_Exercise directions_
Find each line with the word "matplotlib" and state how many there are, nothing more.

◇ ◇ ◇ ◇

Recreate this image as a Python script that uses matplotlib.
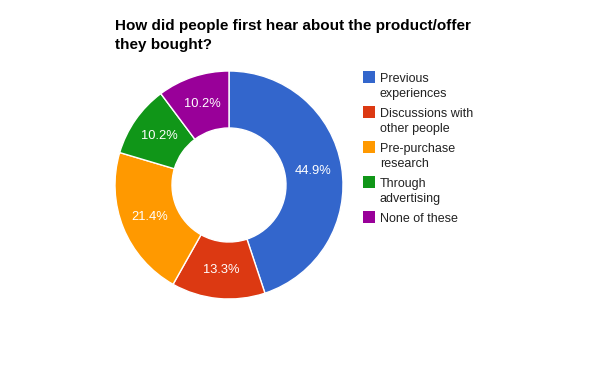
import matplotlib.pyplot as plt
from matplotlib.patches import Rectangle

categories = ['Previous\nexperiences', 'Discussions with\nother people', 'Pre-purchase\nresearch',
              'Through\nadvertising', 'None of these']
counts = [44, 13, 21, 10, 10]
colors = ['#3366cc', '#dc3912', '#ff9900', '#109618', '#990099']
title = 'How did people first hear about the product/offer\nthey bought?'

plt.rcParams['font.family'] = ['Liberation Sans', 'DejaVu Sans']

W, H = 600, 371
fig = plt.figure(figsize=(6, 3.71), dpi=100)

# pie axes: centre about (229, 185) px, radius 114 px
cx, cy, r = 229, 185, 114
ax = fig.add_axes([(cx - r) / W, (H - cy - r) / H, 2 * r / W, 2 * r / H])
ax.pie(counts, colors=colors, startangle=90, counterclock=False,
       autopct='%1.1f%%', pctdistance=0.75, radius=1,
       wedgeprops=dict(width=0.5, edgecolor='white', linewidth=1),
       textprops=dict(color='white', fontsize=9.3))
ax.set_xlim(-1, 1)
ax.set_ylim(-1, 1)
ax.set_axis_off()

fig.text(115 / W, 1 - 19 / H, title, fontsize=11, fontweight='bold',
         va='top', ha='left', linespacing=1.45)

# legend
for i, (lab, col) in enumerate(zip(categories, colors)):
    y = 77 + 35 * i
    fig.patches.append(Rectangle((363 / W, 1 - (y + 6) / H), 12 / W, 12 / H,
                                 transform=fig.transFigure, facecolor=col, edgecolor='none'))
    fig.text(380 / W, 1 - (y - 4) / H, lab, fontsize=9, color='#222222',
             va='top', ha='left', linespacing=1.3)

fig.savefig('out.png', dpi=100)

◇ ◇ ◇ ◇

_Result for this task_
3